Foi o primeiro pacto de elite da nossa história, em que as elites mudam a forma da dominação, para imprimir continuidade a ela, sob outra forma política. Neste caso, impôs-se a monarquia. Tivemos dois monarcas descendentes da família imperial portuguesa, ao invés da República, construindo estados nacionais independentes, expulsando os colonizadores ao invés do “jeitinho” da conciliação.

Como sempre acontece com os pactos de elite, o povo é quem paga o seu preço. Enquanto nos outros países do continente, as guerras de independência terminaram imediatamente com a escravidão, esta se prolongou no Brasil, fazendo com que fossemos o último país a terminar com ela, prolongando-a por várias décadas mais. Nesse intervalo de tempo foi proclamada a Lei de Terras, de 1850, que legalizou – mediante a grilagem, aquela falcatrua em que o documento forjado é deixado na gaveta e o cocô do grilo faz parecer um documento antigo – todas as terras nas mãos dos latifundiários. Assim, quando finalmente terminou a escravidão, não havia terras para os escravos, que se tornaram livres, mas pobres, submetidos à exploração dos donos fajutos das terras.

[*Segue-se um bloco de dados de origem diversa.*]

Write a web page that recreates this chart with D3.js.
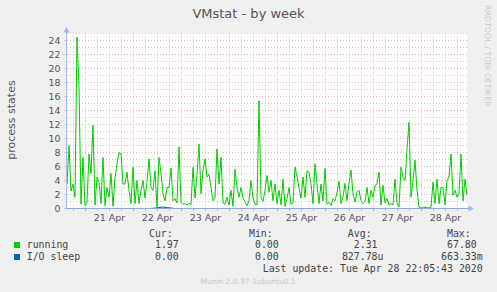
<!DOCTYPE html>
<html>
<head>
<meta charset="utf-8">
<script src="https://cdn.jsdelivr.net/npm/d3@7"></script>
<style>
  body { margin: 0; background: #f0f0f0; }
  svg text { font-family: "DejaVu Sans", sans-serif; }
  svg text.mono { font-family: "DejaVu Sans Mono", monospace; }
</style>
</head>
<body>
<div id="chart"></div>
<script>
var svgWidth = 497;
var svgHeight = 292;

// One "running" sample per hour, first one at 20 Apr 14:45 UTC
var startTime = new Date(Date.UTC(2020, 3, 20, 14, 45));
var endTime = new Date(Date.UTC(2020, 3, 28, 22, 45));

var dayLabels = ["21 Apr", "22 Apr", "23 Apr", "24 Apr", "25 Apr", "26 Apr", "27 Apr", "28 Apr"];
var yTickValues = [0, 2, 4, 6, 8, 10, 12, 14, 16, 18, 20, 22, 24];

var running = [
  3.5, 9, 2.5, 3.5, 1.6, 24.5, 17.3, 0.6, 7.3, 0.4,
  0.8, 7.8, 5, 11.9, 0.5, 4.5, 3.8, 0.7, 7.3, 0.4,
  3, 1.6, 5, 0.3, 4.4, 6.4, 8, 7.8, 3.5, 3.5,
  5.2, 2.6, 0.7, 5.9, 0.7, 4, 0.7, 2.6, 4, 1.5,
  3.75, 7.1, 3, 2.6, 5.4, 0.2, 7.3, 5, 2.1, 1.1,
  3, 3, 5.8, 1.1, 1.4, 0.8, 8.8, 0.9, 0.6,
  0.7, 0.5, 0.7, 0.6, 5.9, 1.5, 4.9, 9.2, 2.1, 5.4,
  7.1, 4.5, 4.9, 3, 1.1, 1.5, 8.5, 3.5, 7.3, 0.8,
  0.6, 1.6, 0.5, 2.6, 0.3, 5.6, 3, 1.6, 3,
  1.5, 0.9, 0.4, 1.1, 4, 1.5, 0.6, 0.5, 15.4, 1.6,
  1, 2.6, 4.7, 2.3, 4, 1.1, 3.5, 0.7, 2.6, 0.5,
  4.2, 0.3, 1.4, 3, 0.6, 0.8, 5.9, 4.6, 3,
  1.5, 4.5, 1.6, 5.4, 5.2, 3.5, 0.7, 6.4, 3.5, 0.7,
  3.5, 1.1, 5.7, 0.6, 0.9, 0.4, 1.4, 1.1, 2.3, 3.9,
  0.7, 1.6, 3.6, 1.1, 3.6, 5.5, 2.1, 0.9, 2.3,
  2.6, 1.1, 0.7, 1, 3, 0.7, 2.6, 1.6, 3.3, 3.5,
  5.2, 0.5, 3.3, 0.8, 1.4, 0.5, 0.7, 0.5, 4.2, 0.8,
  0.2, 5.9, 4.5, 4, 8.5, 12.3, 1.6, 3.9, 6.9,
  2.6, 0.2, 0.1, 0.1, 0.15, 0.1, 0.1, 0.15, 3.75, 0.7,
  4.2, 0.7, 3, 3, 0.5, 4, 4.5, 7.8, 1.9, 2.6,
  1.6, 2.1, 7.8, 1.1, 4.2, 1.97
];

// I/O sleep, one sample every 6 hours (almost always zero)
var ioSleep = [
  0, 0, 0, 0, 0, 0, 0, 0, 0.2, 0,
  0, 0, 0, 0, 0, 0, 0, 0, 0, 0,
  0, 0, 0, 0, 0, 0, 0, 0, 0, 0,
  0, 0, 0, 0
];

var seriesNames = ["running", "I/O sleep"];
var seriesColors = ["#00cc00", "#0066b3"];
var statHeaders = ["Cur:", "Min:", "Avg:", "Max:"];
var runningStats = ["1.97", "0.00", "2.31", "67.80"];
var ioSleepStats = ["0.00", "0.00", "827.78u", "663.33m"];
var lastUpdate = "Last update: Tue Apr 28 22:05:43 2020";

var svg = d3.select("#chart")
  .append("svg")
  .attr("width", svgWidth)
  .attr("height", svgHeight);

svg.append("rect")
  .attr("width", svgWidth)
  .attr("height", svgHeight)
  .attr("fill", "#f0f0f0");

var xScale = d3.scaleUtc()
  .domain([startTime, endTime])
  .range([67, 467]);

var yScale = d3.scaleLinear()
  .domain([0, 25])
  .range([208.5, 33.5]);

// white canvas
svg.append("rect")
  .attr("x", 67)
  .attr("y", 33)
  .attr("width", 400)
  .attr("height", 176)
  .attr("fill", "#ffffff");

/* ---------------- grid ---------------- */
var gridGroup = svg.append("g");

gridGroup.selectAll(".hgrid")
  .data(d3.range(1, 26))
  .enter()
  .append("line")
  .attr("x1", 67)
  .attr("x2", 467)
  .attr("y1", d => yScale(d))
  .attr("y2", d => yScale(d))
  .attr("stroke", d => d % 2 === 0 ? "#f2a9a9" : "#ebbaba")
  .attr("stroke-dasharray", "1,2");

var sixHours = d3.utcHour.every(6).range(new Date(+startTime + 1), endTime);

gridGroup.selectAll(".vgrid")
  .data(sixHours)
  .enter()
  .append("line")
  .attr("x1", d => Math.round(xScale(d) - 0.5) + 0.5)
  .attr("x2", d => Math.round(xScale(d) - 0.5) + 0.5)
  .attr("y1", 33.5)
  .attr("y2", 210.5)
  .attr("stroke", d => d.getUTCHours() === 0 ? "#f0a0a0" : "#c8c8c8")
  .attr("stroke-dasharray", "1,2");

/* ---------------- series ---------------- */
var runLine = d3.line()
  .x((d, i) => xScale(d3.utcHour.offset(startTime, i)))
  .y(d => yScale(d));

svg.append("path")
  .datum(running)
  .attr("d", runLine)
  .attr("fill", "none")
  .attr("stroke", seriesColors[0])
  .attr("stroke-width", 1)
  .attr("stroke-linejoin", "round");

var ioLine = d3.line()
  .x((d, i) => Math.min(467, xScale(d3.utcHour.offset(startTime, i * 6))))
  .y(d => yScale(d));

svg.append("path")
  .datum(ioSleep)
  .attr("d", ioLine)
  .attr("fill", "none")
  .attr("stroke", seriesColors[1])
  .attr("stroke-width", 1);

/* ---------------- axes ---------------- */
var axisColour = "#a8b6ee";

svg.append("line")
  .attr("x1", 66.5).attr("x2", 66.5)
  .attr("y1", 208.5).attr("y2", 30)
  .attr("stroke", axisColour);

svg.append("path")
  .attr("d", "M63.5,32.5 L69.5,32.5 L66.5,27 Z")
  .attr("fill", axisColour);

svg.append("line")
  .attr("x1", 64).attr("x2", 470)
  .attr("y1", 208.5).attr("y2", 208.5)
  .attr("stroke", "#8fa8e6");

svg.append("path")
  .attr("d", "M468.5,205.5 L468.5,211.5 L474,208.5 Z")
  .attr("fill", axisColour);

// little ticks under the x axis
svg.selectAll(".xtick")
  .data(sixHours)
  .enter()
  .append("line")
  .attr("x1", d => Math.round(xScale(d) - 0.5) + 0.5)
  .attr("x2", d => Math.round(xScale(d) - 0.5) + 0.5)
  .attr("y1", 209)
  .attr("y2", 211)
  .attr("stroke", d => d.getUTCHours() === 0 ? "#e88080" : "#bbbbbb");

// y tick labels
svg.selectAll(".ylabel")
  .data(yTickValues)
  .enter()
  .append("text")
  .attr("x", 60.5)
  .attr("y", d => yScale(d) + 3.4)
  .attr("text-anchor", "end")
  .attr("font-size", "9.4px")
  .attr("fill", "#555")
  .text(d => d);

svg.selectAll(".ytick")
  .data(yTickValues)
  .enter()
  .append("line")
  .attr("x1", 64).attr("x2", 66)
  .attr("y1", d => yScale(d))
  .attr("y2", d => yScale(d))
  .attr("stroke", "#ccccee");

// day labels, centred at noon
var days = d3.utcDay.range(new Date(+startTime + 1), endTime);

svg.selectAll(".xlabel")
  .data(days)
  .enter()
  .append("text")
  .attr("x", d => xScale(d3.utcHour.offset(d, 12)))
  .attr("y", 221)
  .attr("text-anchor", "middle")
  .attr("font-size", "9.5px")
  .attr("fill", "#555")
  .text((d, i) => dayLabels[i]);

/* ---------------- titles ---------------- */
svg.append("text")
  .attr("x", 248.5)
  .attr("y", 18)
  .attr("text-anchor", "middle")
  .attr("font-size", "13px")
  .attr("fill", "#555")
  .text("VMstat - by week");

svg.append("text")
  .attr("transform", "translate(15, 120) rotate(-90)")
  .attr("text-anchor", "middle")
  .attr("font-size", "11px")
  .attr("fill", "#555")
  .text("process states");

svg.append("text")
  .attr("transform", "translate(485, 5) rotate(90)")
  .attr("font-size", "7.9px")
  .attr("fill", "#cccccc")
  .text("RRDTOOL / TOBI OETIKER");

/* ---------------- legend ---------------- */
var charW = 0.602 * 9.9;
var colEnds = [184.7, 284.7, 383.5, 482.7];

svg.selectAll(".header")
  .data(statHeaders)
  .enter()
  .append("text")
  .attr("class", "mono")
  .attr("x", (d, i) => colEnds[i] - 2 * charW)
  .attr("y", 237)
  .attr("text-anchor", "end")
  .attr("font-size", "9.9px")
  .attr("fill", "#444")
  .text(d => d);

[runningStats, ioSleepStats].forEach(function(stats, row) {
  var rowY = 248 + row * 12;

  svg.append("rect")
    .attr("x", 14)
    .attr("y", rowY - 6)
    .attr("width", 6)
    .attr("height", 6)
    .attr("fill", seriesColors[row]);

  svg.append("text")
    .attr("class", "mono")
    .attr("x", 26.7)
    .attr("y", rowY)
    .attr("font-size", "9.9px")
    .attr("fill", "#444")
    .text(seriesNames[row]);

  svg.selectAll(".stat" + row)
    .data(stats)
    .enter()
    .append("text")
    .attr("class", "mono")
    .attr("x", (d, i) => /[a-z]$/.test(d) ? colEnds[i] : colEnds[i] - charW)
    .attr("y", rowY)
    .attr("text-anchor", "end")
    .attr("font-size", "9.9px")
    .attr("fill", "#444")
    .text(d => d);
});

svg.append("text")
  .attr("class", "mono")
  .attr("x", 482.7)
  .attr("y", 272.3)
  .attr("text-anchor", "end")
  .attr("font-size", "9.9px")
  .attr("fill", "#444")
  .text(lastUpdate);

svg.append("text")
  .attr("x", 248)
  .attr("y", 284)
  .attr("text-anchor", "middle")
  .attr("font-size", "7.5px")
  .attr("fill", "#c8c8c8")
  .text("Munin 2.0.37-1ubuntu0.1");
</script>
</body>
</html>
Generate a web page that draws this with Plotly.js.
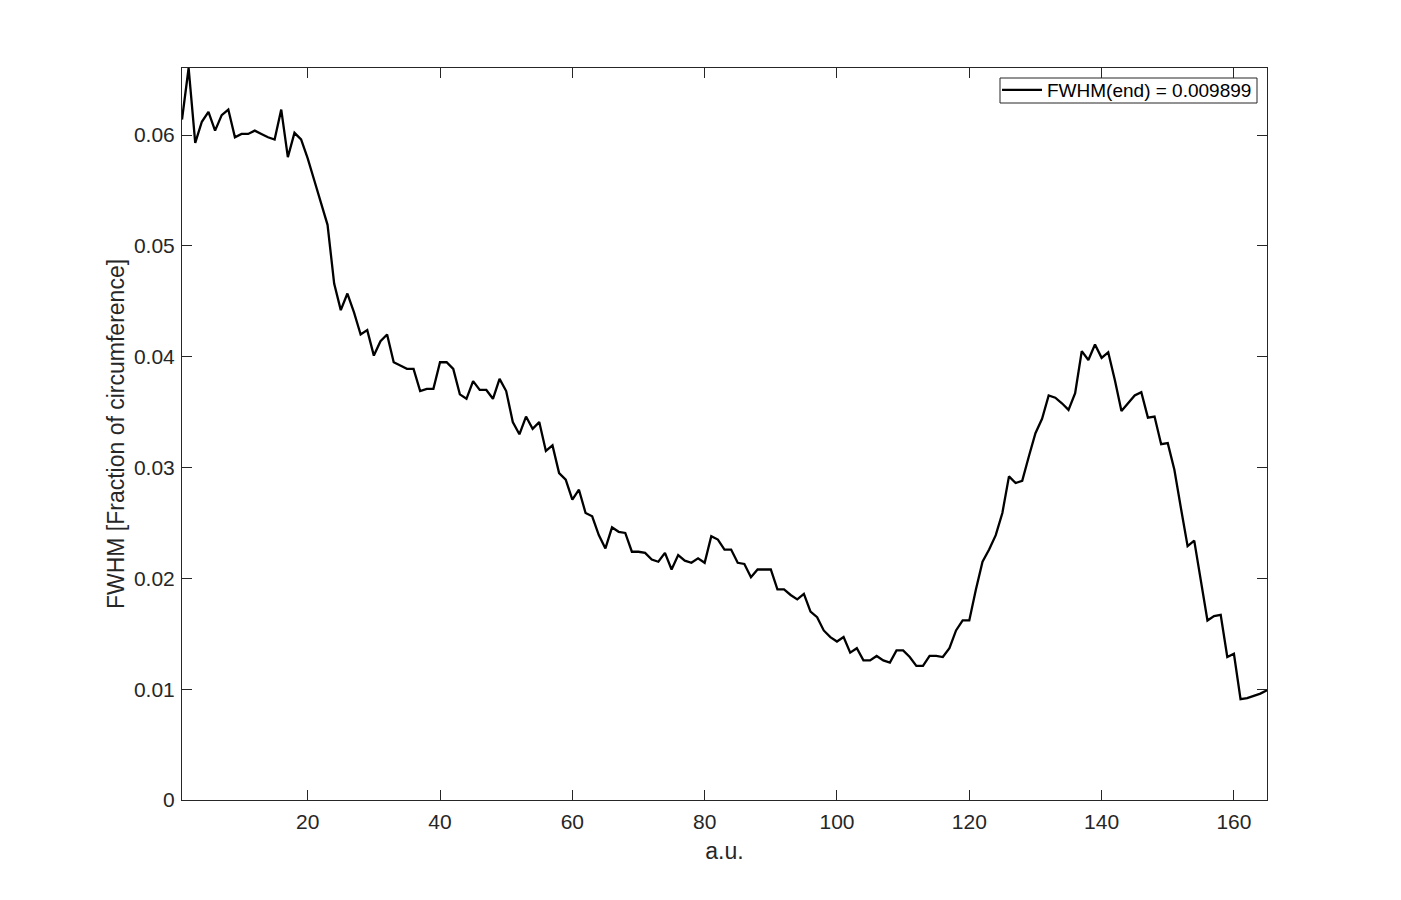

Dessa forma, a questão colonial se articulou com a questão racial e com a questão agrária. Esse pacto de elite responde pelo prolongado poder do latifúndio e pela discriminação contra a primeira geração de trabalhadores no Brasil, os negros que, trazidos à força da África vieram para produzir riquezas para a nobreza européia como classe inferior. Desqualificava-se ao mesmo tempo o negro e o trabalho.

A República foi proclamada como um golpe militar, que a população assistiu “bestializada”, segundo um cronista da época, sem entender do que se tratava – o segundo grande pacto de elite, que marginalizou o povo das grandes transformações históricas.